Axel Ronde, au contraire, n'y voit aucun calcul de la part du gouvernement : "Je ne crois pas que l'on soit dans la même situation que pendant les manifestations s'opposant à la loi El Khomri, lors desquelles le gouvernement avait sciemment demandé aux forces de l'ordre de ne pas intervenir pour ternir le message des manifestations".


"C'était pareil au moment de la loi Travail, ils voulaient qu'on laisse faire"

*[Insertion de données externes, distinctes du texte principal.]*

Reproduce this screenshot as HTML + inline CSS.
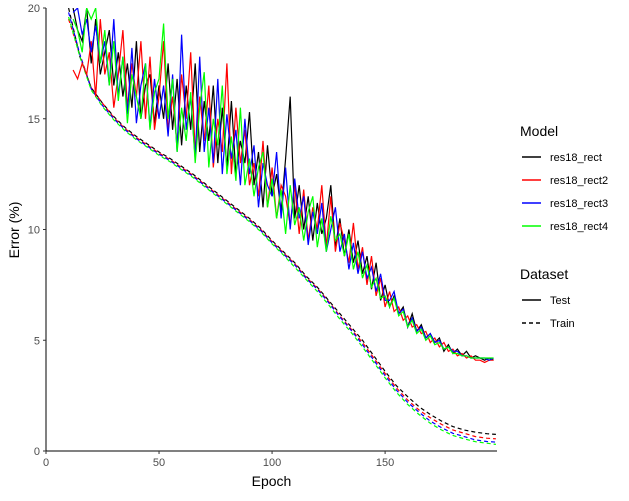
<!DOCTYPE html>
<html><head><meta charset="utf-8"><style>
body{margin:0;background:#fff;font-family:"Liberation Sans",sans-serif;}
svg text{font-family:"Liberation Sans",sans-serif;}
</style></head><body>
<svg id="chart" width="629" height="496" xmlns="http://www.w3.org/2000/svg">
<g id="plot"></g>
<g id="axes"></g>
<g id="legend"></g>
</svg>
<script>
const testEpochsStart = 12, testEpochsStep = 2;
const testRect = [20,19,18.5,20,17.5,19.5,17,18,19,16.5, 18,16,17.5,15.5,18.5,15,16.5,17,14.8,16.5, 15,17.5,14.5,16.8,13.8,16.5,14.5,17.5,13.5,15.8, 14,16.5,13,15.5,12.8,15.8,12.5,14,13,15.3, 12,13.5,11,13.8,11.5,12.5,10.8,13.2,16,10.5, 12,10,11.5,9.5,11.2,9.8,10.5,12,9.2,10.5, 8.8,10,8.5,9.5,8,8.8,7.3,8.5,6.8,7.5, 6.5,7,6.2,6.5,5.6,6.2,5.4,5.7,5.1,5.3, 4.9,5.1,4.5,4.8,4.4,4.6,4.3,4.5,4.2,4.3, 4.2,4.1,4.2,4.1];
const testRect2 = [17.2,16.8,17.5,17,18.5,16,19.5,17,18,15.5, 17,19,15.5,17.5,16,18.5,15,17.8,14.5,16, 18.5,14.5,16,13.8,17,15,18,13.5,16,14, 16.5,12.8,15,13.5,17.5,12.5,15.5,13,14.5,12, 13,11.5,14,11,12.8,10.5,12,11.5,10.2,12, 9.8,11.8,9.5,11,10,12,9.2,11.5,9,10.3, 9.5,8.5,10.3,8.2,9.2,7.5,8.8,7,7.8,6.5, 7.2,6.3,6.5,5.9,6.1,5.6,5.7,5.3,5.4,4.9, 5.1,4.7,4.9,4.5,4.6,4.3,4.4,4.2,4.3,4.1, 4.1,4.0,4.1,4.1];
const testRect3 = [19.8,20,18.8,19.5,18,19.2,17.5,18.5,16.5,19.5, 16,17.8,15.2,18.2,14.8,16.5,17.5,14.6,16.8,15, 16.5,14.2,17,13.5,18.8,14.5,16,13.2,17.8,13.5, 15.5,13,16.8,12.5,15.2,13.2,14.5,12,15,12.5, 13.8,11,13,12,11.5,13.5,10.5,12.8,10,12.3, 10.5,11.5,9.3,10.8,9.8,11.2,9,10,11,9, 9.8,8.2,9.4,8,9,7.8,8.3,7.2,8,6.8, 6.8,7.2,6.2,6.4,5.6,6,5.4,5.6,5.1,5.3, 4.9,5,4.6,4.7,4.5,4.5,4.3,4.3,4.2,4.2, 4.2,4.2,4.1,4.2];
const testRect4 = [19.5,19,18,20,19.5,20,17.5,19,16.5,18.5, 15.8,17.8,14.8,17,16,15,17.5,14.5,16.2,16.8, 19.3,15,16.8,13.5,15.5,14,16.2,13,15.5,17.1, 12.8,15,13.8,16.5,12.5,14.2,12.2,15.5,12,13.2, 11.5,12.8,13.5,11,12.3,10.5,11.8,9.8,12,10.2, 11,9.5,10.8,11.5,9.2,10.5,9,10.6,9.5,9.8, 8.8,9.8,8.2,9,7.8,8.4,7.4,7.8,6.9,7, 6.5,6.9,6.1,6.3,5.6,5.9,5.3,5.5,5.0,5.2, 4.8,4.9,4.6,4.7,4.4,4.4,4.3,4.3,4.2,4.2, 4.2,4.2,4.2,4.2];
const trainEpochs = [10,15,20,25,30,35,40,45,50,55,60,65,70,75,80,85,90,95,100,105,110,115,120,125,130,135,140,145,150,155,160,165,170,175,180,185,190,195,199];
const trainRect = [20,17.8,16.4,15.7,15.1,14.6,14.2,13.85,13.5,13.2,12.85,12.5,12.1,11.7,11.3,10.9,10.5,10.05,9.5,9.0,8.5,7.9,7.4,6.8,6.2,5.6,5.0,4.3,3.6,2.95,2.45,2.0,1.65,1.35,1.1,0.95,0.85,0.78,0.75];
const trainRect2 = [19.5,17.9,16.4,15.7,15.05,14.55,14.15,13.8,13.45,13.15,12.8,12.45,12.05,11.65,11.25,10.85,10.45,10,9.45,8.95,8.45,7.85,7.35,6.75,6.1,5.5,4.9,4.2,3.5,2.85,2.3,1.85,1.5,1.2,0.95,0.8,0.65,0.58,0.55];
const trainRect3 = [19.8,17.9,16.35,15.6,15,14.5,14.1,13.75,13.4,13.1,12.75,12.4,12,11.6,11.2,10.8,10.4,9.95,9.4,8.9,8.4,7.8,7.3,6.7,6.05,5.45,4.8,4.1,3.4,2.75,2.2,1.75,1.35,1.05,0.8,0.65,0.5,0.43,0.4];
const trainRect4 = [19.6,17.8,16.3,15.55,14.95,14.45,14.05,13.7,13.35,13.05,12.7,12.35,11.95,11.55,11.15,10.75,10.35,9.9,9.35,8.85,8.3,7.75,7.2,6.6,5.95,5.35,4.7,4.0,3.3,2.65,2.1,1.65,1.25,0.95,0.7,0.55,0.42,0.35,0.3];
const xTicks = [0,50,100,150];
const yTicks = [0,5,10,15,20];
const seriesNames = ["res18_rect","res18_rect2","res18_rect3","res18_rect4"];
const seriesColors = ["#000000","#ff0000","#0000ff","#00ff00"];

const NS="http://www.w3.org/2000/svg";
const X0=46,X1=497,Y0=451,Y1=8;
const xs=e=>X0+(e-0)*(X1-X0)/199.5;
const ys=v=>Y0-v*(Y0-Y1)/20;
function mk(tag,parent,attrs){const el=document.createElementNS(NS,tag);for(const k in attrs)el.setAttribute(k,attrs[k]);parent.appendChild(el);return el;}
const plot=document.getElementById('plot'),axes=document.getElementById('axes'),legend=document.getElementById('legend');
const cp=mk('clipPath',document.getElementById('chart'),{id:'cp'});
mk('rect',cp,{x:X0,y:Y1,width:X1-X0,height:Y0-Y1});
plot.setAttribute('clip-path','url(#cp)');
const trains=[trainRect,trainRect2,trainRect3,trainRect4];
const tests=[testRect,testRect2,testRect3,testRect4];
trains.forEach((arr,i)=>{
  const d=arr.map((v,j)=>(j?'L':'M')+xs(trainEpochs[j]).toFixed(1)+','+ys(v).toFixed(1)).join('');
  const p=mk('path',plot,{d:d,fill:'none',stroke:seriesColors[i],'stroke-width':1.2,'stroke-dasharray':'4,3'});
  
  
});
tests.forEach((arr,i)=>{
  const d=arr.map((v,j)=>(j?'L':'M')+xs(testEpochsStart+j*testEpochsStep).toFixed(1)+','+ys(v).toFixed(1)).join('');
  const p=mk('path',plot,{d:d,fill:'none',stroke:seriesColors[i],'stroke-width':1.2});
  
  
});
mk('line',axes,{x1:X0,y1:Y1,x2:X0,y2:Y0,stroke:'#000','stroke-width':1});
mk('line',axes,{x1:X0,y1:Y0,x2:X1,y2:Y0,stroke:'#000','stroke-width':1});
xTicks.forEach(t=>{
  mk('line',axes,{x1:xs(t),y1:Y0,x2:xs(t),y2:Y0+3,stroke:'#333'});
  const tx=mk('text',axes,{x:xs(t),y:Y0+15,'text-anchor':'middle','font-size':11,fill:'#4d4d4d'});
  tx.textContent=t;
  
  
});
yTicks.forEach(t=>{
  mk('line',axes,{x1:X0-3,y1:ys(t),x2:X0,y2:ys(t),stroke:'#333'});
  const tx=mk('text',axes,{x:X0-6,y:ys(t)+4,'text-anchor':'end','font-size':11,fill:'#4d4d4d'});
  tx.textContent=t;
  
  
});
const xt=mk('text',axes,{x:(X0+X1)/2,y:486,'text-anchor':'middle','font-size':14});
xt.textContent='Epoch';


const yt=mk('text',axes,{x:0,y:0,'text-anchor':'middle','font-size':14,transform:'translate(19,230) rotate(-90)'});
yt.textContent='Error (%)';


const mt=mk('text',legend,{x:520,y:136,'font-size':14});
mt.textContent='Model';


seriesNames.forEach((n,i)=>{
  const y=157+i*23;
  const g=mk('g',legend,{});
  
  
  mk('line',g,{x1:522,y1:y,x2:541,y2:y,stroke:seriesColors[i],'stroke-width':1.4});
  const t=mk('text',g,{x:550,y:y+4,'font-size':11});
  t.textContent=n;
});
const dt=mk('text',legend,{x:520,y:279,'font-size':14});
dt.textContent='Dataset';


[['Test',null],['Train','4,3']].forEach((e,i)=>{
  const y=300+i*23;
  const g=mk('g',legend,{});
  
  
  const l=mk('line',g,{x1:522,y1:y,x2:541,y2:y,stroke:'#000','stroke-width':1.4});
  if(e[1])l.setAttribute('stroke-dasharray',e[1]);
  const t=mk('text',g,{x:550,y:y+4,'font-size':11});
  t.textContent=e[0];
});
</script>
</body></html>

Un CRS présent sur le boulevard de l'Hôpital a accepté de témoigner anonymement sur le contexte des interventions d'hier et nous a confirmé les informations relayées par Alexandre Langlois. Peu avant l'arrivée des "Blacks blocs" au niveau de la gare d'Austerlitz, son commissaire aurait transmis la consigne : "S'il y a de la casse, on laisse casser". Une décision qui ne l'étonne plus : "C'était pareil au moment des manifestations contre la loi Travail : ils voulaient qu'on laisse faire". Et d'ajouter : "C'est une question politique. Ces règles sont édictées au plus haut niveau de l'exécutif". Tout en se moquant des réactions indignées des différents membres de l'exécutif, il s'insurge : "Ce sont des mensonges, de la communication. Nous ne sommes pas naïfs, c'est la ligne de conduite du ministère !".
A la lumière des évènements d'hier, une autre question inquiète ce CRS aguerri : l'ampleur que prend le groupe "Black blocs". "Ils étaient 150-200 au moment des manifestations contre la loi Travail. Ils sont 1.200 aujourd'hui. Combien seront-ils demain, si nous laissons faire ?", s'interroge-t-il.